We start with the recent algorithmic work³, which derives that the mixing time of Lindbladian quantum Gibbs samplers can be upper bounded by giving lower bounds on the spectral gap of the Lindbladian. This spectral gap, in turn, is equal to the spectral gap of a corresponding parent Hamiltonian, which we analyse. Our approach is to first study free fermions, governed by the quadratic Hamiltonian $$H=H_0={\sum }_{i,j=1}^{2n}{\omega }_i{h}_{ij}{\omega }_j,\text{with}\left\{{\omega }_i,{\omega }_j\right\}=2{\delta }_{ij},{\omega }_i^{†}={\omega }_i,$$ written in terms of Majorana fermions ω_i. Note that the single-particle Hamiltonian h includes the chemical potential terms, which effectively control the number of fermions in the system. Since our ensuing results allow for arbitrary chemical potentials, these methods can be used to study systems with desired levels of hole doping. We follow the general algorithmic quantum Gibbs sampler framework of ref. ²², which we review in detail in Supplementary Information, but the key point of the quantum algorithm is to simulate dynamics generated by an algorithmic Lindbladian of the form $${\mathcal{L}}^{†}\left[\rho \right]=-i\left[G,\rho \right]+{\sum }_{a\in \mathcal{A}}\left(L_a\rho L_a^{†}-\frac{1}{2}\left\{L_a^{†}{L}_a,\rho \right\}\right),$$ which is fully specified after choosing a suitable set of jump operators A^a and corresponding filter functions f^a. The Lindblad operators L_a are then filtered operator Fourier transforms of the jump operators, while the coherent term G is uniquely determined from the detailed-balance condition; this is the condition that guarantees the Gibbs state to be a fixed point of the Lindbladian evolution. Intuitively, these choices are akin to establishing the set of proposals and their acceptance probabilities in the Metropolis-Hastings algorithm. We make the specific design choice of Majorana jump operators, ${\left\{A^a={\omega }_a\right\}}_{a=1}^{2n}$ , and equal Gaussian filter functions f^a = f, obeying the required conditions. In particular, this allows us to exactly compute the finite spectral gap of the free fermionic parent Hamiltonian via Prosen’s third quantisation formalism⁴⁴ as (see Methods)

1

Then, after observing that the free fermionic parent Hamiltonian in third quantisation itself simplifies to a (different) free fermionic Hamiltonian, we make use of Hastings’ stability result^{46, 47–48} on the spectral gap of free fermions under perturbation in order to quantitatively extend the finite spectral gap in the thermodynamic limit to the interacting parent Hamiltonian (Theorem 1). To lift the locality of interactions from the fermionic Hamiltonian to the Lindbladian’s parent Hamiltonian, we use Lieb-Robinson bounds and employ matrix analysis methods and identities such as Duhamel’s formula.

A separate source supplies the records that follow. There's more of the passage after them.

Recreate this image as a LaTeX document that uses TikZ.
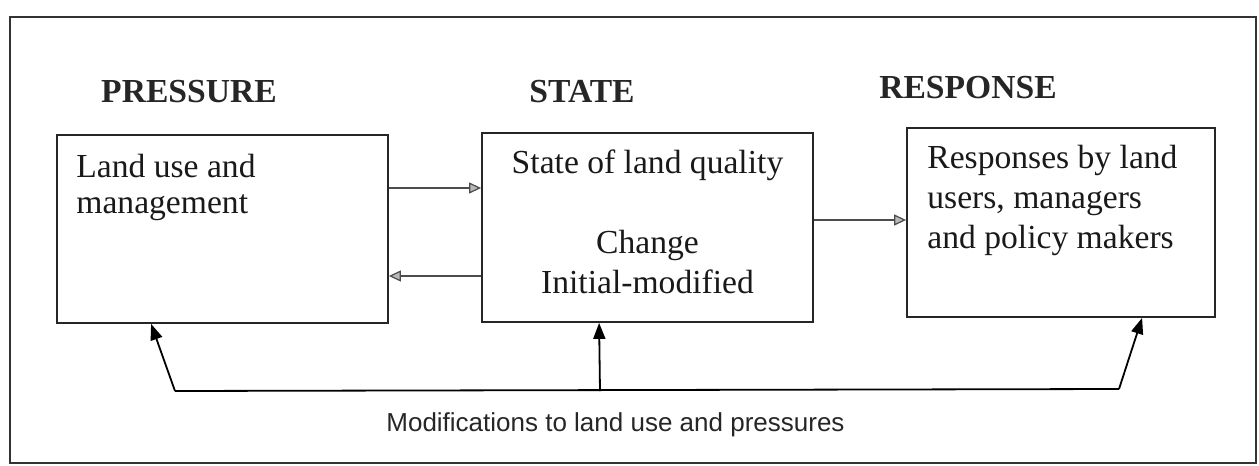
\documentclass[tikz,border=0pt]{standalone}
\usepackage{fontspec}
\setmainfont{Liberation Serif}
\newfontfamily\labelsans{Liberation Sans}
\usetikzlibrary{arrows.meta,calc}
\tikzset{
  boxst/.style={draw=black!85, line width=0.9pt, rectangle, inner sep=0pt},
  headst/.style={font=\fontsize{16.8}{20}\selectfont\bfseries, text=black!85, inner sep=0pt, anchor=base},
  bodyst/.style={font=\fontsize{16.8}{20}\selectfont, text=black!90, inner sep=0pt},
  lw/.style={bodyst, anchor=base west},
  lc/.style={bodyst, anchor=base},
  thinarrow/.style={draw=black!70, line width=0.6pt, -{Triangle[length=6pt,width=5.5pt,fill=gray!55]}},
  feedline/.style={draw=black, line width=0.9pt},
  feedarrow/.style={feedline, -{Triangle[length=8pt,width=6pt]}}
}
\begin{document}
\begin{tikzpicture}[x=0.5pt,y=-0.5pt]
\useasboundingbox (0,0) rectangle (1259,466);
% outer frame
\draw[black!80, line width=0.8pt] (10,17) rectangle (1256,463);
% headers
\node[headst] (hp) at (189,102) {PRESSURE};
\node[headst] (hs) at (582,102) {STATE};
\node[headst] (hr) at (968,98) {RESPONSE};
% boxes
\node[boxst, minimum width=165.5pt, minimum height=94pt] (b1) at (222.5,229) {};
\node[boxst, minimum width=165.5pt, minimum height=94.5pt] (b2) at (647.5,227.5) {};
\node[boxst, minimum width=154pt, minimum height=94.5pt] (b3) at (1061,222.5) {};
% box texts
\node[lw] (t1a) at (76,177) {Land use and};
\node[lw] (t1b) at (76,213) {management};
\node[lc] (t2a) at (647.5,173) {State of land quality};
\node[lc] (t2b) at (647.5,253) {Change};
\node[lc] (t2c) at (647.5,293) {Initial-modified};
\node[lw] (t3a) at (927,168) {Responses by land};
\node[lw] (t3b) at (927,208) {users, managers};
\node[lw] (t3c) at (927,248) {and policy makers};
% horizontal arrows
\draw[thinarrow] (b1.east |- 0,188) -- (b2.west |- 0,188);
\draw[thinarrow] (b2.west |- 0,276) -- (b1.east |- 0,276);
\draw[thinarrow] (b2.east |- 0,220) -- (b3.west |- 0,220);
% feedback loop
\coordinate (bl) at (175,391);
\coordinate (bm) at (600,391);
\coordinate (br) at (1119,389);
\draw[feedline] (bl) -- (br);
\draw[feedarrow] (bl) -- ($(b1.south west)+(95,0)$);
\draw[feedarrow] (bm) -- ($(b2.south west)+(118,0)$);
\draw[feedarrow] (br) -- ($(b3.south west)+(236,0)$);
\node[font=\labelsans\fontsize{13}{15}\selectfont, text=black!85, anchor=base west, inner sep=0pt] (lab) at (386,431) {Modifications to land use and pressures};
\end{tikzpicture}
\end{document}
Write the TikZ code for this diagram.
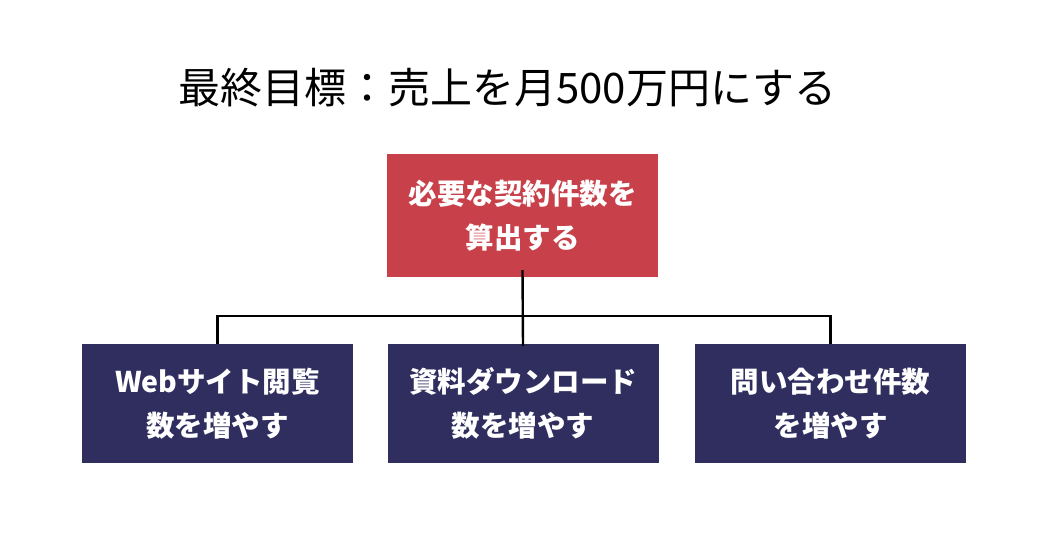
\documentclass[tikz,border=0pt]{standalone}
\usepackage{fontspec}
\newfontfamily\jpfont{Noto Sans CJK JP}
\usetikzlibrary{positioning}
\definecolor{goalred}{HTML}{C8414A}
\definecolor{kpinavy}{HTML}{2F2E5F}

\begin{document}
\begin{tikzpicture}[
    x=1pt, y=-1pt,
    box/.style = {minimum width=271pt, minimum height=119pt, inner sep=0pt,
        align=center, text=white,
        font=\jpfont\bfseries\fontsize{28.5}{44}\selectfont},
    link/.style = {draw=black, line width=2.4pt}
     ]
  \useasboundingbox[fill=white] (0,0) rectangle (1046,548);
  \node[font=\jpfont\fontsize{42}{50}\selectfont] (goal) at (507.5,88) {最終目標：売上を月500万円にする};
  \node[box, fill=goalred, minimum height=123pt] (need) at (522.5,215.5) {必要な契約件数を\\算出する};
  \node[box, fill=kpinavy] (dl) at (523,403.5) {資料ダウンロード\\数を増やす};
  \node[box, fill=kpinavy] (web) at (217.5,403.5) {Webサイト閲覧\\数を増やす};
  \node[box, fill=kpinavy] (inq) at (830.5,403.5) {問い合わせ件数\\を増やす};
  \draw[link] ([yshift=7pt]need.south) -- ([yshift=-2pt]dl.north);
  \draw[link] (web.north) -- ++(0,-28) -| (inq.north);
\end{tikzpicture}
\end{document}
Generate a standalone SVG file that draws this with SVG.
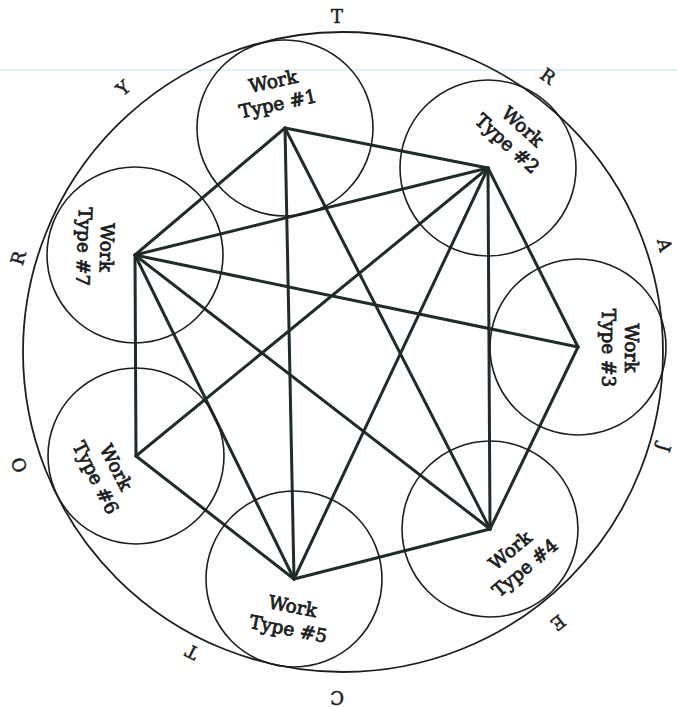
<svg xmlns="http://www.w3.org/2000/svg" width="677" height="707" viewBox="0 0 677 707">
<style>
.bg{fill:#ffffff}
.ring{fill:none;stroke:#1b201e;stroke-width:1.8}
.node{fill:none;stroke:#1b201e;stroke-width:1.6}
.edge{stroke:#1f2c27;stroke-width:3;stroke-linecap:round}
.lbl{font-family:"DejaVu Serif","Liberation Serif",serif;font-size:18.5px;fill:#1b201e;stroke:#1b201e;stroke-width:0.8;text-anchor:middle}
.let{font-family:"DejaVu Serif","Liberation Serif",serif;font-size:18px;fill:#1b201e;stroke:#1b201e;stroke-width:0.5;text-anchor:middle}
</style>
<rect class="bg" x="0" y="0" width="677" height="707"/>
<line x1="0" y1="70" x2="677" y2="70" stroke="#dff3f6" stroke-width="2"/>
<g id="outer">
<circle class="ring" cx="343" cy="352" r="320"/>
<text class="let" transform="translate(337,16) rotate(0)" y="6.5">T</text>
<text class="let" transform="translate(548,76) rotate(36)" y="6.5">R</text>
<text class="let" transform="translate(665,245) rotate(76)" y="6.5">A</text>
<text class="let" transform="translate(664,448) rotate(106)" y="6.5">J</text>
<text class="let" transform="translate(558,623) rotate(142)" y="6.5">E</text>
<text class="let" transform="translate(337,697) rotate(180)" y="6.5">C</text>
<text class="let" transform="translate(192,652) rotate(207)" y="6.5">T</text>
<text class="let" transform="translate(19,465) rotate(250)" y="6.5">O</text>
<text class="let" transform="translate(18,258) rotate(286)" y="6.5">R</text>
<text class="let" transform="translate(123,88) rotate(320)" y="6.5">Y</text>
</g>
<g id="connectors">
<line class="edge" x1="285" y1="128" x2="488" y2="168"/>
<line class="edge" x1="285" y1="128" x2="135" y2="255"/>
<line class="edge" x1="285" y1="128" x2="294" y2="579"/>
<line class="edge" x1="285" y1="128" x2="490" y2="529"/>
<line class="edge" x1="488" y1="168" x2="578" y2="347"/>
<line class="edge" x1="488" y1="168" x2="490" y2="529"/>
<line class="edge" x1="488" y1="168" x2="294" y2="579"/>
<line class="edge" x1="488" y1="168" x2="136" y2="456"/>
<line class="edge" x1="488" y1="168" x2="135" y2="255"/>
<line class="edge" x1="578" y1="347" x2="490" y2="529"/>
<line class="edge" x1="578" y1="347" x2="135" y2="255"/>
<line class="edge" x1="490" y1="529" x2="294" y2="579"/>
<line class="edge" x1="490" y1="529" x2="135" y2="255"/>
<line class="edge" x1="294" y1="579" x2="136" y2="456"/>
<line class="edge" x1="294" y1="579" x2="135" y2="255"/>
<line class="edge" x1="136" y1="456" x2="135" y2="255"/>
</g>
<g id="node1">
<circle class="node" cx="285" cy="128" r="88"/>
<g transform="translate(275.5,92.5) rotate(-12)"><text class="lbl" y="-5">Work</text><text class="lbl" y="18">Type #1</text></g>
</g>
<g id="node2">
<circle class="node" cx="488" cy="168" r="88"/>
<g transform="translate(515,135) rotate(42)"><text class="lbl" y="-5">Work</text><text class="lbl" y="18">Type #2</text></g>
</g>
<g id="node3">
<circle class="node" cx="578" cy="347" r="88"/>
<g transform="translate(620,348) rotate(90)"><text class="lbl" y="-5">Work</text><text class="lbl" y="18">Type #3</text></g>
</g>
<g id="node4">
<circle class="node" cx="490" cy="529" r="88"/>
<g transform="translate(517.5,559) rotate(-40)"><text class="lbl" y="-5">Work</text><text class="lbl" y="18">Type #4</text></g>
</g>
<g id="node5">
<circle class="node" cx="294" cy="579" r="88"/>
<g transform="translate(290.5,617.5) rotate(11)"><text class="lbl" y="-5">Work</text><text class="lbl" y="18">Type #5</text></g>
</g>
<g id="node6">
<circle class="node" cx="136" cy="456" r="88"/>
<g transform="translate(106,472.5) rotate(63)"><text class="lbl" y="-5">Work</text><text class="lbl" y="18">Type #6</text></g>
</g>
<g id="node7">
<circle class="node" cx="135" cy="255" r="88"/>
<g transform="translate(95.5,247) rotate(92)"><text class="lbl" y="-5">Work</text><text class="lbl" y="18">Type #7</text></g>
</g>
</svg>
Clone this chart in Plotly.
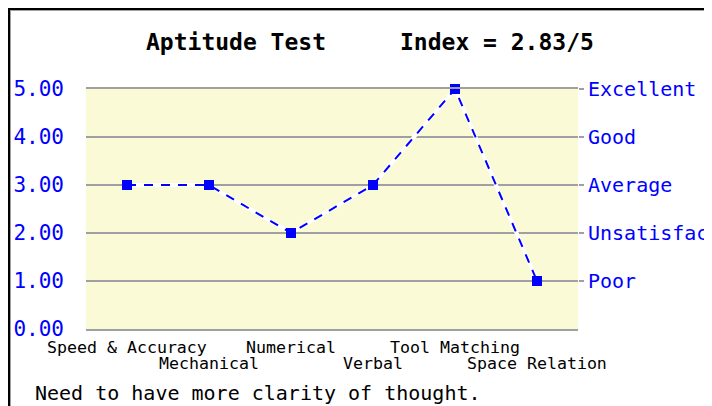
import plotly.graph_objects as go

categories = ["Speed & Accuracy", "Mechanical", "Numerical", "Verbal", "Tool Matching", "Space Relation"]
scores = [3, 3, 2, 3, 5, 1]
left_ticks = [0, 1, 2, 3, 4, 5]
right_tickvals = [1, 2, 3, 4, 5]
right_ticktext = ["Poor", "Unsatisfactory", "Average", "Good", "Excellent"]
title_left = "Aptitude Test"
title_right = "Index = 2.83/5"
comment = "Need to have more clarity of thought."

MONO = "DejaVu Sans Mono"
BLUE = "#0000ff"
GRID = "#a0a0a0"
OFF = 8  # page body margin
W, H = 704, 398
# plot area in screenshot pixels
PX0, PX1, PY0, PY1 = 86, 578, 89, 329
L, T = PX0 - OFF, PY0 - OFF
PW, PH = PX1 - PX0, PY1 - PY0
R, B = W - L - PW, H - T - PH


def px(x):
    return (x - PX0) / PW


def py(y):
    return (PY1 - y) / PH


xi = list(range(len(categories)))

fig = go.Figure()
fig.add_trace(go.Scatter(x=xi, y=scores, mode="lines",
                         line=dict(color="white", width=4), cliponaxis=False,
                         hoverinfo="skip", showlegend=False))
fig.add_trace(go.Scatter(x=xi, y=scores, mode="lines+markers",
                         line=dict(color=BLUE, width=2, dash="9px,8px"),
                         marker=dict(symbol="square", size=10, color=BLUE),
                         cliponaxis=False, showlegend=False))
fig.add_trace(go.Scatter(x=[xi[0]], y=[scores[0]], yaxis="y2", mode="markers",
                         marker=dict(opacity=0), hoverinfo="skip", showlegend=False))

fig.update_layout(
    width=W, height=H,
    margin=dict(l=L, r=R, t=T, b=B, autoexpand=False),
    paper_bgcolor="white",
    plot_bgcolor="#fafad7",
    showlegend=False,
    xaxis=dict(range=[-0.5, len(categories) - 0.5], showgrid=False, zeroline=False,
               showticklabels=False, ticks="", showline=True, mirror=True,
               linecolor=GRID, linewidth=2),
    yaxis=dict(range=[0, 5], tickvals=left_ticks, tickformat=".2f", automargin=False,
               showgrid=True, gridcolor=GRID, gridwidth=2, zeroline=False,
               ticks="", ticklabelstandoff=21,
               tickfont=dict(family=MONO, size=21, color=BLUE)),
    yaxis2=dict(range=[0, 5], overlaying="y", side="right", tickvals=right_tickvals,
                ticktext=right_ticktext, showgrid=False, zeroline=False, automargin=False,
                ticks="outside", ticklen=5, tickcolor=GRID, tickwidth=2,
                ticklabelstandoff=0,
                tickfont=dict(family=MONO, size=20, color=BLUE)),
)

annotations = []
for i, c in enumerate(categories):
    annotations.append(dict(x=i, y=py(347) if i % 2 == 0 else py(363), xref="x", yref="paper",
                            text=c, showarrow=False, xanchor="center", yanchor="middle",
                            font=dict(family=MONO, size=16.6, color="black")))
annotations.append(dict(x=px(236), y=py(42), xref="paper", yref="paper", text="<b>" + title_left + "</b>",
                        showarrow=False, xanchor="center", yanchor="middle",
                        font=dict(family=MONO, size=23, color="black")))
annotations.append(dict(x=px(497), y=py(42), xref="paper", yref="paper", text="<b>" + title_right + "</b>",
                        showarrow=False, xanchor="center", yanchor="middle",
                        font=dict(family=MONO, size=23, color="black")))
annotations.append(dict(x=px(33), y=py(393), xref="paper", yref="paper", text=comment,
                        showarrow=False, xanchor="left", yanchor="middle",
                        font=dict(family=MONO, size=20, color="black")))
fig.update_layout(annotations=annotations)

RIGHT = OFF + W
shapes = [
    dict(type="line", xref="paper", yref="paper", x0=px(8), x1=px(RIGHT), y0=py(9), y1=py(9),
         line=dict(color="black", width=2), layer="above"),
    dict(type="line", xref="paper", yref="paper", x0=px(10), x1=px(RIGHT), y0=py(10.5), y1=py(10.5),
         line=dict(color=GRID, width=1), layer="above"),
    dict(type="line", xref="paper", yref="paper", x0=px(9), x1=px(9), y0=py(8), y1=py(OFF + H),
         line=dict(color="black", width=2), layer="above"),
    dict(type="line", xref="paper", yref="paper", x0=px(10.5), x1=px(10.5), y0=py(10), y1=py(OFF + H),
         line=dict(color=GRID, width=1), layer="above"),
]
fig.update_layout(shapes=shapes)

fig.write_html("out.html")
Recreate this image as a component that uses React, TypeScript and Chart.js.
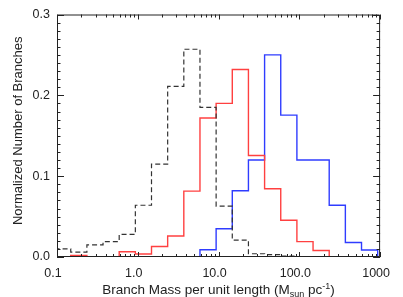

Our main finding is phrased most generally for lattice fermionic Hamiltonians with exponentially decaying interactions, henceforth termed quasi-local. Namely, we show that for such systems and at any constant temperature T > 0, there exists a constant maximal interaction strength below which the corresponding purified Gibbs states can be prepared efficiently. This result can be summarised in the following theorem and corollary:

Theorem 1

For any interacting quasi-local fermionic Hamiltonian H = H₀ + λV at any temperature T > 0, there exists a positive system-size-independent value ${\mathrm{\lambda }}_{\max }$ such that the Lindbladian ${\mathcal{L}}^{†}$ for Gibbs state preparation has a spectral gap Δ lower bounded by a constant for any $\mid \mathrm{\lambda }\mid \le {\mathrm{\lambda }}_{\max }$ , closing at most linearly in ∣λ∣ from that of the non-interacting case H₀.

Corollary 1.1

The mixing time of the Gibbs state preparation is upper bounded by $t_{\mathrm{mix}}=\mathcal{O}\left(n+\log \left(1/ϵ\right)\right)$ , and the overall quantum complexity to create the quantum Gibbs state is $\tilde{\mathcal{O}}\left(n^3\text{polylog}\left(1/ϵ\right)\right)$ and requires $\mathcal{O}\left(n\right)$ qubits; where n denotes the system size and ϵ > 0 the desired accuracy in trace norm.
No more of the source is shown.